El fenómeno ha avanzado de tal manera que ya no es posible seguir ignorándolo, ni tampoco enfrentarlo de manera irreflexiva. Quizás por esa razón el INE ya comenzó el plan piloto de su nueva Encuesta de Informalidad, cuyos primeros resultados se esperan para fines de este año. Aunque con un evidente rezago, nunca es tarde para replantearse ciertos problemas y comenzar a tratarlos desde una óptica que le haga justicia a su complejidad.Los argumentos enunciados públicamente para sustentar dicha medida son, grosso modo, que constituirían una competencia desleal, que las mercancías son en gran parte robadas o falsificadas, y que detrás de la informalidad existiría una presunta red delictual que descansa, directa o indirectamente, en este grupo de personas. Ello se dijo a pesar de que los pocos datos levantados por el INE – Ministerio de Economía y la Cámara Nacional de Comercio- revelaran que el abastecimiento provenía principalmente del mundo formal (mercado mayorista entre otros), que se trata mayoritariamente de personas de escasos recursos y pocas oportunidades, y que menos de un 20% del comercio establecido aseguran verse afectados por los informales. Todo lo anterior implica, en definitiva, una gran desinformación y desconocimiento general del tópico que se aborda.

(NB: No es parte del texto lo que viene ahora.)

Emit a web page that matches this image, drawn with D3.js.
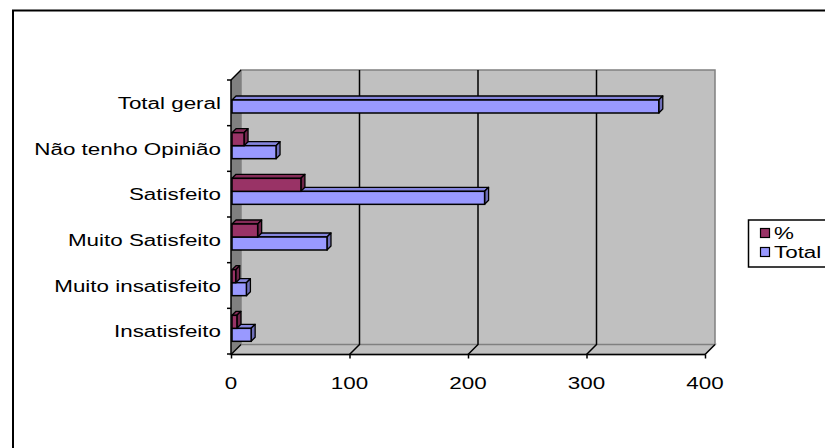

Los trabajadores por cuenta propia albergan a gran parte de la informalidad. Aun así, mientras que los primeros son considerados como víctimas del mal desempeño económico y utilizados por políticos de oposición como un activo para atacar al gobierno de turno, los trabajadores informales son tratados muchas veces como impúdicos y oportunistas criminales. Semejante contradicción sólo nos enrostra el propio desconocimiento, y nos recuerda cómo muchas veces reaccionamos ante los estereotipos que hemos ido creando.